Data extract:
=======

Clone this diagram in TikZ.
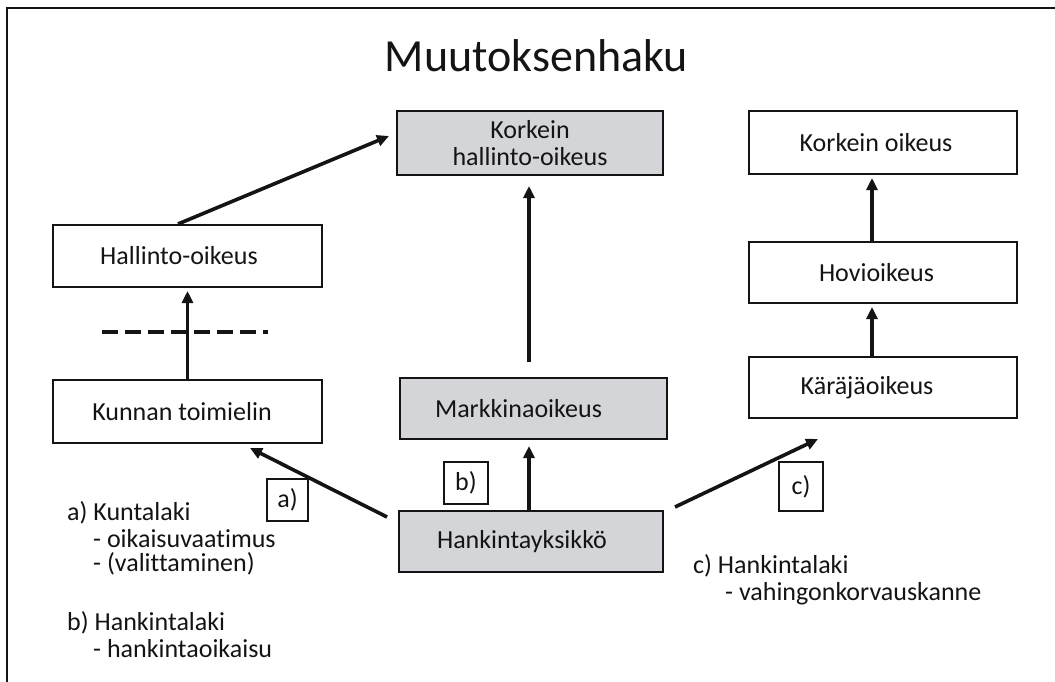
\documentclass[tikz,border=0pt]{standalone}
\usepackage{fontspec}
\setmainfont{Carlito}[Ligatures=NoCommon]
\usetikzlibrary{arrows.meta,calc}
\definecolor{boxgray}{RGB}{212,213,216}
\definecolor{ink}{RGB}{20,20,20}
\begin{document}
\begin{tikzpicture}[x=1pt,y=-1pt,
  every node/.style={font=\fontsize{26}{27}\selectfont, text=ink},
  court/.style={draw=ink, line width=2pt, inner sep=0pt, align=center},
  graycourt/.style={court, fill=boxgray},
  tag/.style={draw=ink, line width=1.6pt, inner sep=0pt},
  note/.style={anchor=base west, inner sep=0pt},
  arr/.style={draw=ink, line width=3.6pt, -{Triangle[length=12pt,width=11pt]}},
]
\useasboundingbox (0,0) rectangle (1055,682);
% frame
\draw[ink, line width=2pt] (1055,8) -- (7,8) -- (7,682);

% title
\node[anchor=base, inner sep=0pt, font=\fontsize{46}{50}\selectfont] (title) at (536.5,72) {Muutoksenhaku};

% courts
\node[graycourt, minimum width=266pt, minimum height=64pt] (kho) at (530,143) {Korkein\\hallinto-oikeus};
\node[court, minimum width=268pt, minimum height=63pt] (ko) at (883,142.5) {Korkein oikeus\hspace{14pt}};
\node[court, minimum width=269pt, minimum height=62pt] (ho) at (187.5,256) {Hallinto-oikeus\hspace{17pt}};
\node[court, minimum width=268pt, minimum height=61pt] (hovi) at (883,272.5) {Hovioikeus\hspace{13pt}};
\node[court, minimum width=269pt, minimum height=63pt] (kt) at (187.5,411.5) {Kunnan toimielin\hspace{11pt}};
\node[graycourt, minimum width=267pt, minimum height=61pt] (mo) at (533.5,408.5) {Markkinaoikeus\hspace{30pt}};
\node[court, minimum width=268pt, minimum height=61pt] (ka) at (883,387.5) {Käräjäoikeus\hspace{32pt}};
\node[graycourt, minimum width=264pt, minimum height=61pt] (hy) at (531,541.5) {Hankintayksikkö\hspace{18pt}};

% tags
\node[tag, minimum width=41pt, minimum height=42pt] (ta) at (287.5,500) {a)};
\node[tag, minimum width=44pt, minimum height=42pt] (tb) at (466,483) {b)};
\node[tag, minimum width=44pt, minimum height=49pt] (tc) at (801,486.5) {c)};

% dashed separator
\draw[ink, line width=4pt, dash pattern=on 16pt off 7pt] (102,332) -- (268,332);

% arrows
\draw[arr] ($(ho.north)+(-9.5,0)$) -- ($(kho.west)+(-7,-7)$);
\draw[arr] (kt.north) -- ($(ho.south)+(0,3)$);
\draw[arr] ($(mo.north)+(-4.5,-15)$) -- ($(kho.south)+(-1,10)$);
\draw[arr] ($(hy.north)+(-2,0)$) -- ($(hy.north |- mo.south)+(-2,6)$);
\draw[arr] ($(hovi.north)+(-11,0)$) -- ($(ko.south)+(-11,3)$);
\draw[arr] ($(ka.north)+(-11,0)$) -- ($(hovi.south)+(-11,3)$);
\draw[arr] ($(hy.north west)+(-11,7)$) -- ($(kt.south)+(62.5,4)$);
\draw[arr] ($(hy.north east)+(11,-3)$) -- ($(ka.south)+(-65,20)$);

% notes
\node[note] (na1) at (67,520) {a) Kuntalaki};
\node[note] (na2) at (93,547) {- oikaisuvaatimus};
\node[note] (na3) at (93,571) {- (valittaminen)};
\node[note] (nb1) at (67,630) {b) Hankintalaki};
\node[note] (nb2) at (93,657) {- hankintaoikaisu};
\node[note] (nc1) at (693,573) {c) Hankintalaki};
\node[note] (nc2) at (725,600) {- vahingonkorvauskanne};
\end{tikzpicture}
\end{document}
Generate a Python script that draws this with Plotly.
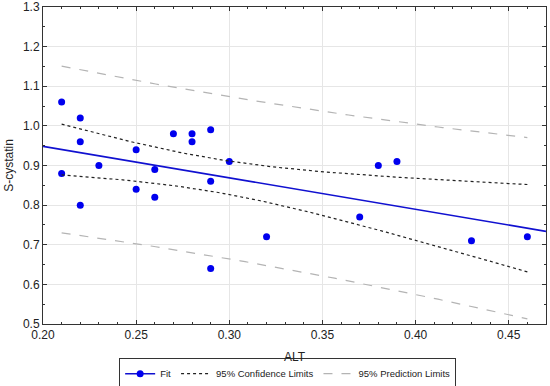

=======

Set task: Copy nothing but the lines from the first one in the listing through the line with "(title) at (536.5,72)", and omit the pictures.

Exercise output:
Clone this diagram in TikZ.
\documentclass[tikz,border=0pt]{standalone}
\usepackage{fontspec}
\setmainfont{Carlito}[Ligatures=NoCommon]
\usetikzlibrary{arrows.meta,calc}
\definecolor{boxgray}{RGB}{212,213,216}
\definecolor{ink}{RGB}{20,20,20}
\begin{document}
\begin{tikzpicture}[x=1pt,y=-1pt,
  every node/.style={font=\fontsize{26}{27}\selectfont, text=ink},
  court/.style={draw=ink, line width=2pt, inner sep=0pt, align=center},
  graycourt/.style={court, fill=boxgray},
  tag/.style={draw=ink, line width=1.6pt, inner sep=0pt},
  note/.style={anchor=base west, inner sep=0pt},
  arr/.style={draw=ink, line width=3.6pt, -{Triangle[length=12pt,width=11pt]}},
]
\useasboundingbox (0,0) rectangle (1055,682);
% frame
\draw[ink, line width=2pt] (1055,8) -- (7,8) -- (7,682);

% title
\node[anchor=base, inner sep=0pt, font=\fontsize{46}{50}\selectfont] (title) at (536.5,72) {Muutoksenhaku};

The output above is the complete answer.